Up next the 3-1 relay, where three offensive players have 60 seconds to score as many goals as possible against one defenseman and a goalie. The goalies managed pretty well, allowing only seven total goals in six minutes. 12-7 for team blue.

The afternoon’s final even, the breakaway relay, saw each Canuck get a chance against to score on netminders Cory Schneider and Roberto Luongo. Jeff Tambellini gets the award for most creative breakaway attempt, for taping the puck to his stick, pulling an eccentric Robbie Schremp inspired move. He almost got the puck past Luongo, but the tape was little too sticky.

The teams alternated goals, with Green, making an aggresive comeback. They fell short in the end, with the final score a 16-14 win for Team Blue.

Net proceeds of the event go to the Canucks for Kids Fund, the NHLPA Goals & Dreams Fund, KidSport BC, the Britannia Hockey Academy, and the Boys & Girls Club Hockey Program. In 2009, this event raised in excess of $170,000 for the Canucks for Kids Fund, the NHLPA Goals & Dreams Fund, Ronald McDonald House British Columbia, KidSport BC and the Luc Bourdon Memorial Fund. The Canucks Centre for BC Hockey in partnership with BC Minor Hockey raised an additional $2500 for minor hockey teams throughout BC.
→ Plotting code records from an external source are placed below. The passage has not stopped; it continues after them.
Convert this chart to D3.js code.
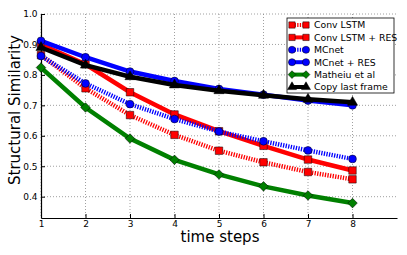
<!DOCTYPE html>
<html>
<head>
<meta charset="utf-8">
<script src="https://cdn.jsdelivr.net/npm/d3@7"></script>
<style>
  body { margin: 0; background: #fff; }
  svg text { font-family: "DejaVu Sans", sans-serif; }
  .grid line { stroke: #888; stroke-dasharray: 1,2; stroke-width: 0.8; }
  .axis path, .axis line { stroke: #000; }
</style>
</head>
<body>
<div id="chart"></div>
<script>
// time steps
const steps = [1, 2, 3, 4, 5, 6, 7, 8];

// structural similarity per method
const convLstm = [0.865, 0.756, 0.668, 0.603, 0.551, 0.513, 0.481, 0.457];
const convLstmRes = [0.900, 0.835, 0.743, 0.670, 0.615, 0.567, 0.522, 0.486];
const mcnet = [0.862, 0.772, 0.704, 0.655, 0.614, 0.582, 0.552, 0.524];
const mcnetRes = [0.912, 0.858, 0.811, 0.780, 0.754, 0.735, 0.716, 0.700];
const matheiu = [0.824, 0.693, 0.591, 0.521, 0.473, 0.434, 0.404, 0.379];
const copyLast = [0.890, 0.832, 0.794, 0.767, 0.748, 0.733, 0.720, 0.710];

const yTicks = [0.4, 0.5, 0.6, 0.7, 0.8, 0.9, 1.0];

const series = [
    { name: "Conv LSTM", values: convLstm, color: "#ff0000", dotted: true, marker: "square" },
    { name: "Conv LSTM + RES", values: convLstmRes, color: "#ff0000", dotted: false, marker: "square" },
    { name: "MCnet", values: mcnet, color: "#0000ff", dotted: true, marker: "circle" },
    { name: "MCnet + RES", values: mcnetRes, color: "#0000ff", dotted: false, marker: "circle" },
    { name: "Matheiu et al", values: matheiu, color: "#008000", dotted: false, marker: "diamond" },
    { name: "Copy last frame", values: copyLast, color: "#000000", dotted: false, marker: "triangle" }
];

const W = 407, H = 255;
const margin = { top: 14, right: 10, bottom: 37, left: 41 };
const width = W - margin.left - margin.right;
const height = H - margin.top - margin.bottom;

const svg = d3.select("#chart")
    .append("svg")
    .attr("width", W)
    .attr("height", H)
    .append("g")
    .attr("transform", `translate(${margin.left}, ${margin.top})`);

const x = d3.scaleLinear().domain([1, 9]).range([0, width]);
const y = d3.scaleLinear().domain([0.33, 1.0]).range([height, 0]);

// grid
const grid = svg.append("g").attr("class", "grid");
grid.selectAll(".gx").data(steps).join("line")
    .attr("x1", d => x(d)).attr("x2", d => x(d))
    .attr("y1", 0).attr("y2", height);
grid.selectAll(".gy").data(yTicks).join("line")
    .attr("x1", 0).attr("x2", width)
    .attr("y1", d => y(d)).attr("y2", d => y(d));

// axes
svg.append("g")
    .attr("class", "axis")
    .attr("transform", `translate(0, ${height})`)
    .call(d3.axisBottom(x).tickValues(steps).tickFormat(d3.format("d")).tickSizeInner(-4).tickSizeOuter(0).tickPadding(3))
    .call(g => g.selectAll("text").attr("font-size", 9).attr("font-family", "DejaVu Sans"));

svg.append("g")
    .attr("class", "axis")
    .call(d3.axisLeft(y).tickValues(yTicks).tickFormat(d3.format(".1f")).tickSizeInner(-4).tickSizeOuter(0).tickPadding(3.5))
    .call(g => g.selectAll("text").attr("font-size", 9).attr("font-family", "DejaVu Sans"));

svg.selectAll(".axis path").attr("stroke-width", 1.2);

// marker shapes
const symbolFor = {
    square: d3.symbol().type(d3.symbolSquare).size(56),
    circle: d3.symbol().type(d3.symbolCircle).size(48),
    diamond: d3.symbol().type(d3.symbolSquare).size(46),
    triangle: d3.symbol().type(d3.symbolTriangle).size(45)
};
const legendSymbol = {
    square: d3.symbol().type(d3.symbolSquare).size(40),
    circle: d3.symbol().type(d3.symbolCircle).size(40),
    diamond: d3.symbol().type(d3.symbolSquare).size(30),
    triangle: d3.symbol().type(d3.symbolTriangle).size(35)
};

const line = d3.line().x((d, i) => x(steps[i])).y(d => y(d));

series.forEach(s => {
    svg.append("path")
        .datum(s.values)
        .attr("fill", "none")
        .attr("stroke", s.color)
        .attr("stroke-width", 4.5)
        .attr("stroke-dasharray", s.dotted ? "1.3,1.3" : null)
        .attr("d", line);

    svg.selectAll(null)
        .data(s.values)
        .join("path")
        .attr("d", symbolFor[s.marker])
        .attr("transform", (d, i) => `translate(${x(steps[i])}, ${y(d)})` + (s.marker === "diamond" ? " rotate(45)" : ""))
        .attr("fill", s.color)
        .attr("stroke", "#000")
        .attr("stroke-width", 0.5);
});

// legend
const legend = svg.append("g").attr("transform", `translate(${287 - margin.left}, ${18 - margin.top})`);
legend.append("rect")
    .attr("width", 107).attr("height", 75)
    .attr("fill", "#fff").attr("stroke", "#000").attr("stroke-width", 0.8);

series.forEach((s, i) => {
    const ly = 7 + i * 12.4;
    const row = legend.append("g").attr("transform", `translate(0, ${ly})`);
    row.append("line")
        .attr("x1", 5).attr("x2", 19)
        .attr("stroke", s.color)
        .attr("stroke-width", 4)
        .attr("stroke-dasharray", s.dotted ? "1.3,1.3" : null);
    [5, 19].forEach(mx => {
        row.append("path")
            .attr("d", legendSymbol[s.marker])
            .attr("transform", `translate(${mx}, 0)` + (s.marker === "diamond" ? " rotate(45)" : ""))
            .attr("fill", s.color)
            .attr("stroke", "#000")
            .attr("stroke-width", 0.5);
    });
    row.append("text")
        .attr("x", 27)
        .attr("y", 3.3)
        .attr("font-size", 9.3)
        .text(s.name);
});

// axis labels
svg.append("text")
    .attr("x", width / 2 + 1)
    .attr("y", height + 24)
    .attr("text-anchor", "middle")
    .attr("font-size", 15)
    .text("time steps");

svg.append("text")
    .attr("transform", "rotate(-90)")
    .attr("x", -(height / 2) + 6)
    .attr("y", -margin.left + 20)
    .attr("text-anchor", "middle")
    .attr("font-size", 15)
    .text("Structural Similarity");
</script>
</body>
</html>
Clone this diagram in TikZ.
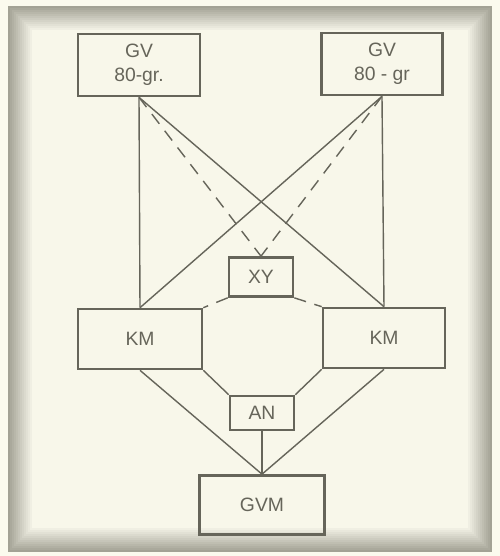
\documentclass[tikz,border=0pt]{standalone}
\usepackage{fontspec}
\setmainfont{Liberation Sans}
\usetikzlibrary{positioning}

\definecolor{paper}{HTML}{FBFAEE}
\definecolor{ink}{HTML}{66655A}
\definecolor{edge}{HTML}{A3A295}

\begin{document}
\begin{tikzpicture}[
    x=0.02cm, y=-0.02cm,
    box/.style={rectangle, draw=ink, line width=1.5pt, text=ink, align=center, inner sep=0pt, font=\fontsize{11}{13.5}\selectfont},
    link/.style={draw=ink, line width=0.8pt},
    dlink/.style={link, dash pattern=on 7pt off 5pt}
]
    % paper and its grey edge
    \fill[paper] (0,0) rectangle (500,556);
    \foreach \i [evaluate=\i as \p using {int(100-8*\i)}] in {0,...,12}
        \fill[edge!\p!paper] (8+2*\i,6+2*\i) rectangle (492-2*\i,552-2*\i);
    \useasboundingbox (0,0) rectangle (500,556);

    \node[box, minimum width=122*0.02cm, minimum height=62*0.02cm] (gvl) at (139,65) {GV\\80-gr.};
    \node[box, minimum width=121*0.02cm, minimum height=62*0.02cm] (gvr) at (382,64) {GV\\80 - gr};
    \node[box, minimum width=64*0.02cm, minimum height=39*0.02cm] (xy) at (261,277) {XY};
    \node[box, minimum width=124*0.02cm, minimum height=60*0.02cm] (kml) at (140,339) {KM};
    \node[box, minimum width=122*0.02cm, minimum height=60*0.02cm] (kmr) at (384,338) {KM};
    \node[box, minimum width=64*0.02cm, minimum height=34*0.02cm] (an) at (262,413) {AN};
    \node[box, minimum width=125*0.02cm, minimum height=59*0.02cm] (gvm) at (262,505) {GVM};

    % top boxes down to the KM boxes
    \draw[link] (gvl.south) -- (kml.north);
    \draw[link] (gvl.south) -- (kmr.north);
    \draw[link] (gvr.south) -- (kmr.north);
    \draw[link] (gvr.south) -- (kml.north);
    \draw[dlink] (gvl.south) -- (xy.north);
    \draw[dlink] (gvr.south) -- (xy.north);

    % XY to the KM boxes
    \draw[dlink] (xy.south west) -- (kml.north east);
    \draw[dlink] (xy.south east) -- (kmr.north west);

    % KM boxes down to AN and GVM
    \draw[link] (kml.south east) -- (an.north west);
    \draw[link] (kmr.south west) -- (an.north east);
    \draw[link] (kml.south) -- (gvm.north);
    \draw[link] (kmr.south) -- (gvm.north);
    \draw[link] (an.south) -- (gvm.north);

\end{tikzpicture}
\end{document}
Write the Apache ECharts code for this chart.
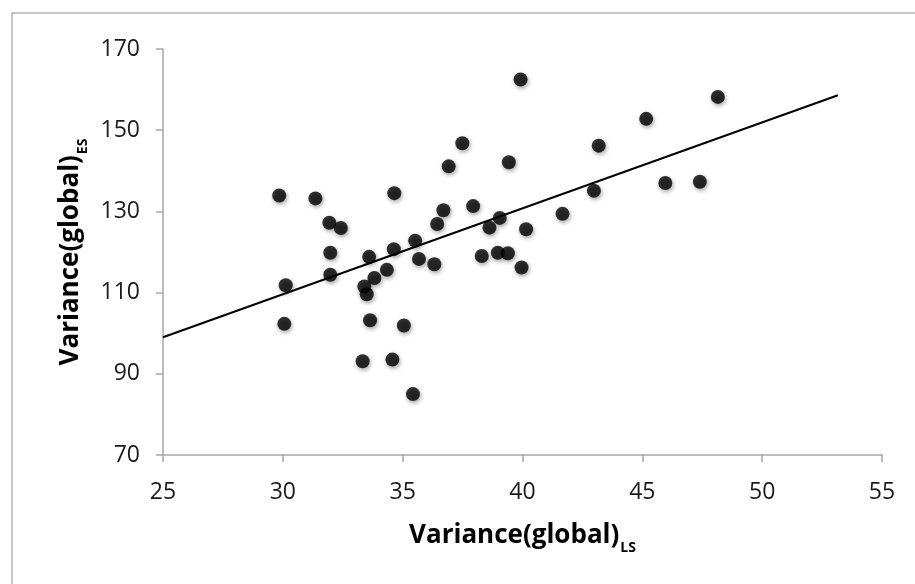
<!DOCTYPE html>
<html>
<head>
<meta charset="utf-8">
<title>Variance scatter</title>
<script src="https://cdn.jsdelivr.net/npm/echarts@6/dist/echarts.min.js"></script>
<style>
  html, body { margin: 0; padding: 0; background: #fff; }
  #chart { width: 915px; height: 584px; }
</style>
</head>
<body>
<div id="chart"></div>
<script>
  // values
  var varLS = [29.85, 30.12, 30.06, 31.36, 31.94, 32.42, 31.98, 31.98, 33.40, 33.50,
    33.64, 33.33, 33.60, 33.82, 34.34, 34.63, 34.65, 34.57, 35.05, 35.43,
    35.52, 35.68, 36.32, 36.44, 36.70, 36.92, 37.49, 37.94, 38.30, 38.62,
    39.05, 38.97, 39.39, 39.43, 39.92, 39.96, 40.15, 41.67, 42.98, 43.18,
    45.16, 45.96, 47.40, 48.15]
  var varES = [133.9, 111.8, 102.3, 133.2, 127.2, 125.9, 119.8, 114.4, 111.5, 109.6,
    103.2, 93.1, 118.8, 113.6, 115.6, 120.7, 134.5, 93.5, 101.9, 85.0,
    122.8, 118.3, 117.0, 126.9, 130.3, 141.1, 146.8, 131.3, 119.0, 126.0,
    128.4, 119.8, 119.7, 142.1, 162.5, 116.2, 125.6, 129.4, 135.1, 146.2,
    152.8, 137.0, 137.3, 158.2]
  // linear trend line end points
  var trendX = [25, 53.16]
  var trendY = [99.0, 158.6]

  var xTicks = [25, 30, 35, 40, 45, 50, 55]
  var yTicks = [70, 90, 110, 130, 150, 170]

  var points = varLS.map(function (x, i) { return [x, varES[i]] })
  var trend = trendX.map(function (x, i) { return [x, trendY[i]] })

  var chart = echarts.init(document.getElementById('chart'))

  var titleRich = {
    main: { fontFamily: 'Open Sans', fontWeight: 'bold', fontSize: 26, color: '#000', lineHeight: 32, verticalAlign: 'top' },
    sub: { fontFamily: 'Open Sans', fontWeight: 'bold', fontSize: 14, color: '#000', lineHeight: 18, padding: [18, 0, 0, 1], verticalAlign: 'bottom' }
  }

  chart.setOption({
    animation: false,
    backgroundColor: '#fff',
    graphic: [{
      type: 'rect',
      shape: { x: 12, y: 13, width: 1000, height: 1000 },
      style: { fill: 'none', stroke: '#b5b5b5', lineWidth: 1.5 },
      silent: true
    }],
    grid: { left: 163, top: 49, right: 33, bottom: 129 },
    xAxis: {
      type: 'value',
      min: xTicks[0],
      max: xTicks[xTicks.length - 1],
      interval: 5,
      name: '{main|Variance(global)}{sub|LS}',
      nameLocation: 'middle',
      nameGap: 68,
      nameTextStyle: { rich: titleRich },
      axisLine: { show: true, lineStyle: { color: '#a6a6a6', width: 1.5 } },
      axisTick: { show: true, length: 7, lineStyle: { color: '#a6a6a6', width: 1.5 } },
      axisLabel: { margin: 26, fontFamily: 'Open Sans', fontSize: 23, color: '#1a1a1a' },
      splitLine: { show: false }
    },
    yAxis: {
      type: 'value',
      min: yTicks[0],
      max: yTicks[yTicks.length - 1],
      interval: 20,
      name: '{main|Variance(global)}{sub|ES}',
      nameLocation: 'middle',
      nameRotate: 90,
      nameGap: 71,
      nameTextStyle: { rich: titleRich },
      axisLine: { show: true, lineStyle: { color: '#a6a6a6', width: 1.5 } },
      axisTick: { show: true, length: 7, lineStyle: { color: '#a6a6a6', width: 1.5 } },
      axisLabel: { margin: 23, fontFamily: 'Open Sans', fontSize: 23, color: '#1a1a1a' },
      splitLine: { show: false }
    },
    series: [
      {
        type: 'line',
        data: trend,
        symbol: 'none',
        z: 2,
        lineStyle: { color: '#000', width: 2 }
      },
      {
        type: 'scatter',
        data: points,
        symbol: 'circle',
        symbolSize: 14,
        z: 3,
        itemStyle: {
          color: '#000',
          shadowBlur: 4,
          shadowColor: 'rgba(0,0,0,0.45)',
          shadowOffsetX: 1,
          shadowOffsetY: 2
        }
      }
    ]
  })
</script>
</body>
</html>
The Canucks for Kids Fund dedicates resources to assist charities who support children’s health and wellness, foster the development of grassroots hockey, and facilitate and encourage education in British Columbia. Thanks to the generosity of our fans, donors, players, employees and sponsor partners, the CFKF has granted over $28 million to charities in British Columbia over the last two decades serving over 85 different organizations helping them to reach their goals.